Northrop Wins $160 Million to Develop Aircraft Anti-Missile Protection

Updated

On Wednesday, the Department of Defense announced it has awarded Northrop Grumman a $160 million firm-fixed-price contract modification to procure hardware and support for the Large Aircraft Infrared Countermeasures System (LAIRCM).

LAIRCM began under the Department of the Navy. Strangely, however, DoD is describing the instant contract as coming out of the Air Force's budget; but the current award is being run out of Wright-Patterson Air Force Base in Ohio.

LAIRCM uses Northrop's high-intensity Viper Laser to target and blind incoming heat-seeking missiles, to disable them before they can engage an aircraft on which it is installed.

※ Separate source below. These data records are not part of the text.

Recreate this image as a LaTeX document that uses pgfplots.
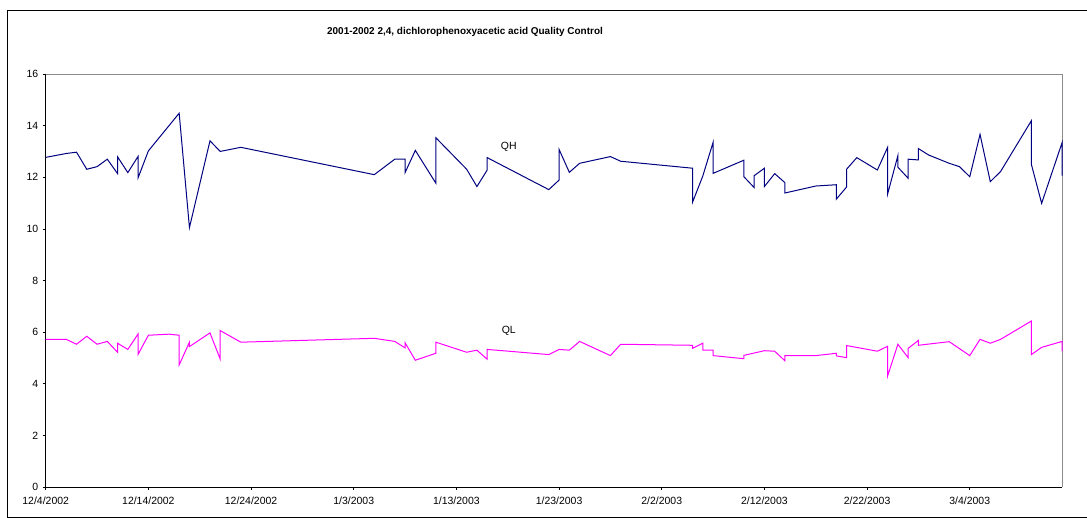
\documentclass[border=0pt]{standalone}
\usepackage{fontspec}
\setmainfont{Liberation Sans}
\usepackage{pgfplots}
\pgfplotsset{compat=1.18}
\definecolor{qhblue}{RGB}{0,0,128}
\definecolor{qlmag}{RGB}{255,0,255}
\begin{document}
\begin{tikzpicture}
\useasboundingbox (0bp,0bp) rectangle (1087bp,518bp);
% chart area frame
\draw[line width=0.8bp] (7bp,0.5bp) -- (7bp,508bp) -- (1087bp,508bp);
\draw[line width=0.8bp] (7bp,0.5bp) -- (1087bp,0.5bp);
\node[font=\bfseries\fontsize{10}{12}\selectfont] at (465bp,486bp)
  {2001-2002 2,4, dichlorophenoxyacetic acid Quality Control};
\begin{axis}[
    at={(45.7bp,31bp)}, anchor=south west,
    scale only axis,
    width=1016.6bp, height=413bp,
    xmin=0, xmax=99, ymin=0, ymax=16,
    axis lines*=left,
    axis line style={black, line width=0.8bp},
    xtick={0,10,...,90},
    xticklabels={12/4/2002,12/14/2002,12/24/2002,1/3/2003,1/13/2003,1/23/2003,2/2/2003,2/12/2003,2/22/2003,3/4/2003},
    ytick={0,2,...,16},
    tick align=outside,
    major tick length=3bp,
    tick style={black, line width=0.6bp},
    /pgf/number format/assume math mode=true,
    tick label style={font=\fontsize{10.5}{12}\selectfont},
    xticklabel style={yshift=-3bp},
    yticklabel style={xshift=-1bp},
    clip=false,
]
\draw[gray!90, line width=0.8bp] (rel axis cs:0,1) -- (rel axis cs:1,1) -- (rel axis cs:1,0);
\addplot[qhblue, line width=1bp, mark=none] coordinates {
(0,12.77)(2,12.92)(3,12.97)(4,12.31)(5,12.41)(6,12.70)(7,12.14)(7,12.79)(8,12.18)(9,12.81)(9,11.98)(10,13.02)(13,14.48)(14,10.05)(16,13.41)(17,13.00)(19,13.16)(32,12.10)(34,12.70)(35,12.70)(35,12.18)(36,13.04)(38,11.77)(38,13.53)(41,12.31)(42,11.64)(43,12.28)(43,12.76)(49,11.52)(50,11.89)(50,13.08)(51,12.19)(52,12.54)(55,12.80)(56,12.62)(63,12.35)(63,11.03)(64,12.05)(65,13.35)(65,12.15)(68,12.66)(68,12.02)(69,11.60)(69,12.06)(70,12.35)(70,11.64)(71,12.14)(72,11.79)(72,11.39)(75,11.66)(77,11.71)(77,11.15)(78,11.62)(78,12.31)(79,12.76)(81,12.28)(82,13.16)(82,11.35)(83,12.84)(83,12.39)(84,11.96)(84,12.70)(85,12.67)(85,13.11)(86,12.86)(88,12.54)(89,12.41)(90,12.02)(91,13.66)(92,11.83)(93,12.22)(96,14.19)(96,12.50)(97,10.99)(99,13.35)(99,12.06)
};
\addplot[qlmag, line width=1bp, mark=none] coordinates {
(0,5.72)(2,5.72)(3,5.53)(4,5.84)(5,5.53)(6,5.64)(7,5.22)(7,5.57)(8,5.33)(9,5.93)(9,5.14)(10,5.88)(12,5.92)(13,5.88)(13,4.73)(14,5.61)(14,5.44)(16,5.97)(17,4.95)(17,6.06)(19,5.61)(32,5.76)(34,5.64)(35,5.39)(35,5.59)(36,4.91)(38,5.18)(38,5.61)(41,5.22)(42,5.30)(43,4.95)(43,5.33)(49,5.13)(50,5.33)(51,5.30)(52,5.64)(55,5.09)(56,5.53)(63,5.49)(63,5.37)(64,5.57)(64,5.30)(65,5.30)(65,5.09)(68,4.97)(68,5.10)(69,5.19)(70,5.28)(71,5.26)(72,4.89)(72,5.09)(75,5.09)(77,5.18)(77,5.08)(78,5.01)(78,5.48)(81,5.26)(82,5.45)(82,4.30)(83,5.53)(84,5.01)(84,5.37)(85,5.68)(85,5.49)(88,5.63)(90,5.09)(91,5.72)(92,5.57)(93,5.72)(96,6.43)(96,5.13)(97,5.41)(99,5.64)(99,5.26)
};
\node[font=\fontsize{10.5}{12}\selectfont] at (axis cs:45.1,13.18) {QH};
\node[font=\fontsize{10.5}{12}\selectfont] at (axis cs:45.1,6.05) {QL};
\end{axis}
\end{tikzpicture}
\end{document}
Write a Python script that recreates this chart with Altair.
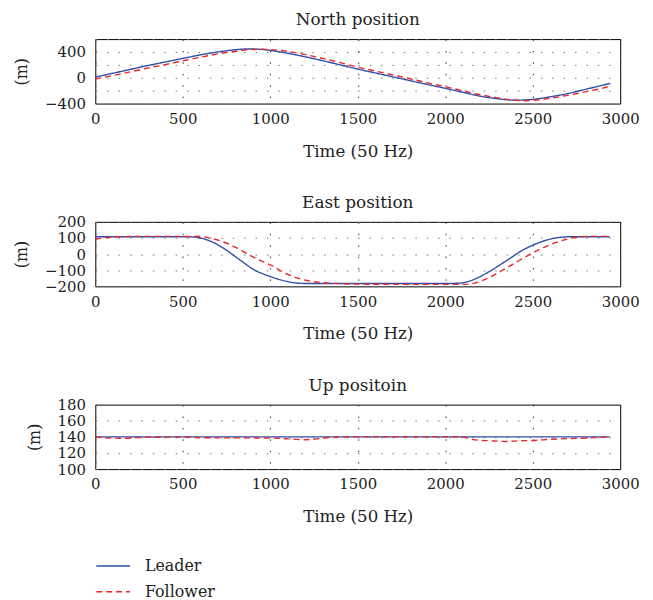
import altair as alt
import pandas as pd

# ---------------- data ----------------
t_north_leader = [0, 100, 200, 300, 400, 500, 600, 700, 800, 870, 950, 1000, 1100, 1200, 1300, 1400,
                  1500, 1600, 1700, 1800, 1900, 2000, 2100, 2200, 2300, 2400, 2500, 2600, 2700, 2800,
                  2900, 2943]
north_leader = [10, 70, 130, 190, 245, 300, 355, 400, 435, 447, 440, 425, 380, 325, 265, 200,
                135, 75, 15, -45, -105, -163, -225, -285, -325, -348, -335, -295, -245, -180,
                -115, -86]

t_north_follower = [0, 100, 200, 300, 400, 500, 600, 700, 800, 900, 950, 1000, 1100, 1200, 1300,
                    1400, 1500, 1600, 1700, 1800, 1900, 2000, 2100, 2200, 2300, 2400, 2450, 2500,
                    2600, 2700, 2800, 2900, 2943]
north_follower = [-20, 35, 92, 150, 205, 262, 318, 370, 412, 438, 442, 438, 408, 360, 300,
                  235, 165, 105, 45, -15, -78, -140, -200, -262, -312, -348, -356, -350,
                  -318, -272, -218, -160, -128]

t_east_leader = [0, 500, 550, 600, 650, 720, 815, 909, 1000, 1098, 1155, 1200, 1300, 2000, 2063,
                 2110, 2158, 2252, 2347, 2442, 2536, 2631, 2726, 2800, 2940]
east_leader = [108, 108, 107, 100, 84, 45, -27, -98, -139, -170, -180, -182, -182, -182, -181,
               -176, -160, -108, -43, 24, 71, 100, 108, 108, 108]

t_east_follower = [0, 50, 100, 150, 300, 600, 650, 720, 815, 909, 1000, 1098, 1192, 1287, 1400,
                   1475, 2000, 2101, 2158, 2252, 2347, 2442, 2536, 2631, 2726, 2820, 2940]
east_follower = [92, 100, 105, 108, 110, 109, 101, 80, 35, -22, -67, -125, -160, -176, -183,
                 -186, -188, -188, -182, -145, -88, -27, 28, 71, 100, 110, 110]

t_up_leader = [0, 1000, 2000, 2940]
up_leader = [140, 140, 140, 140]

t_up_follower = [0, 80, 160, 240, 320, 500, 600, 700, 860, 940, 1060, 1140, 1200, 1290, 1370,
                 1500, 2000, 2100, 2150, 2270, 2350, 2430, 2500, 2600, 2700, 2860, 2940]
up_follower = [140, 138.5, 138.3, 139, 139.5, 139.7, 139, 138.8, 138.8, 138.6, 138.2, 137,
               136.5, 138, 139.7, 140, 140, 139.8, 137, 135, 134.3, 135.2, 135.5, 137, 137.8,
               139, 140]

series_names = ["Leader", "Follower"]
series_colors = ["#2f4fa8", "#e8262c"]
series_dashes = [[1, 0], [6, 4]]

x_ticks = [0, 500, 1000, 1500, 2000, 2500, 3000]
north_ticks = [-400, -200, 0, 200, 400, 600]
east_ticks = [-200, -100, 0, 100, 200]
up_ticks = [100, 120, 140, 160, 180]


def frame(tl, vl, tf, vf):
    a = pd.DataFrame({"t": tl, "v": vl, "series": "Leader"})
    b = pd.DataFrame({"t": tf, "v": vf, "series": "Follower"})
    return pd.concat([a, b], ignore_index=True)


FONT = "DejaVu Serif"
TXT = "#222222"

legend = alt.Legend(
    title=None, orient="none", legendX=0, legendY=523, direction="vertical",
    symbolType="stroke", symbolSize=1156, symbolStrokeWidth=1.5, clipHeight=16,
    rowPadding=10, labelOffset=14, labelFont=FONT, labelFontSize=16, labelColor=TXT,
)


def panel(df, title, ydomain, yvalues, label_expr=None):
    yaxis_kwargs = dict(values=yvalues, title="(m)", grid=True, gridColor="#777777",
                        gridDash=[1.5, 10], ticks=False, domain=False, labelPadding=10,
                        format="d",
                        labelFont=FONT, labelFontSize=15, labelColor=TXT, labelOverlap=False,
                        titleFont=FONT, titleFontSize=16, titleFontWeight="normal",
                        titleColor=TXT, titlePadding=15)
    if label_expr is not None:
        yaxis_kwargs["labelExpr"] = label_expr
    return alt.Chart(df).mark_line(strokeWidth=1.4, interpolate="monotone", clip=True).encode(
        x=alt.X("t:Q", scale=alt.Scale(domain=[0, 3000], nice=False),
                axis=alt.Axis(values=x_ticks, format="d", title="Time (50 Hz)", grid=True,
                              gridColor="#333333", gridDash=[1.5, 10], ticks=False, domain=False,
                              labelPadding=8, labelFlush=False, labelFont=FONT, labelFontSize=15,
                              labelColor=TXT, titleFont=FONT, titleFontSize=16.8,
                              titleFontWeight="normal", titleColor=TXT, titlePadding=17)),
        y=alt.Y("v:Q", scale=alt.Scale(domain=ydomain, nice=False, zero=False),
                axis=alt.Axis(**yaxis_kwargs)),
        color=alt.Color("series:N", sort=series_names,
                        scale=alt.Scale(domain=series_names, range=series_colors), legend=legend),
        strokeDash=alt.StrokeDash("series:N", sort=series_names,
                                  scale=alt.Scale(domain=series_names, range=series_dashes),
                                  legend=legend),
    ).properties(width=529, height=65,
                 title=alt.TitleParams(title, font=FONT, fontSize=17, fontWeight="normal",
                                       color=TXT, offset=3))


north = panel(frame(t_north_leader, north_leader, t_north_follower, north_follower),
              "North position", [-400, 600], north_ticks,
              "(datum.value == 600 || datum.value % 400 != 0) ? '' : datum.label")
east = panel(frame(t_east_leader, east_leader, t_east_follower, east_follower),
             "East position", [-200, 200], east_ticks)
up = panel(frame(t_up_leader, up_leader, t_up_follower, up_follower),
           "Up positoin", [100, 180], up_ticks)

chart = alt.vconcat(north, east, up, spacing=32.2).configure_view(
    stroke="black", strokeWidth=1
).properties(background="white", padding={"top": 0, "left": 5, "right": 5, "bottom": 0})

chart.save("out.html", embed_options={"renderer": "svg", "actions": False})
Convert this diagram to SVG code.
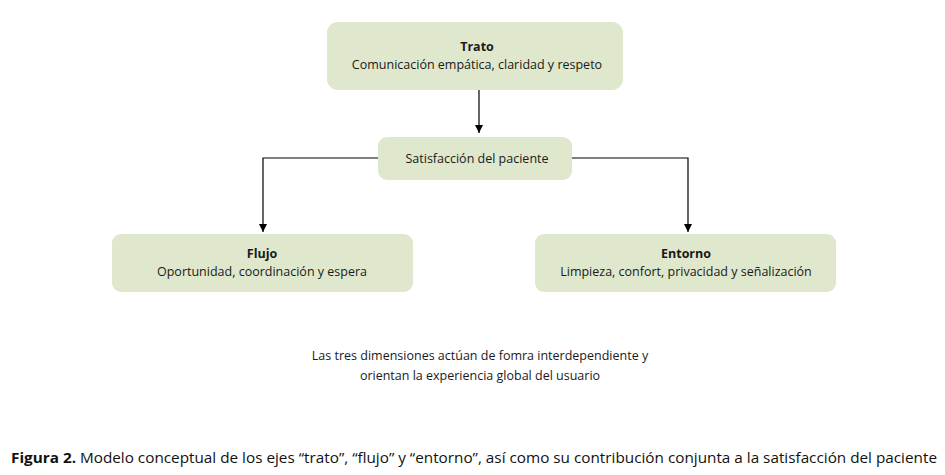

It is currently in operational use upon Sikorsky CH-53E helicopters, but plans are to install it also upon many different kinds of fixed-wing transport aircraft, such as C-17 and C-130 transports , as well as helicopters.


Low-end estimates of the system's cost suggest that each LAIRCM system installed upon an aircraft will cost at least $3 million. Northrop has estimated, however, that a similar system being researched back in 2008 -- then known as the "Guardian" -- could cost as little as $1 million per system when produced at scale.

Northrop has been very active in the anti-missile countermeasures space of late. Last month, the company announced it had delivered demonstration versions of its new Common Infrared Countermeasures missile defense system to the U.S. Army ahead of schedule.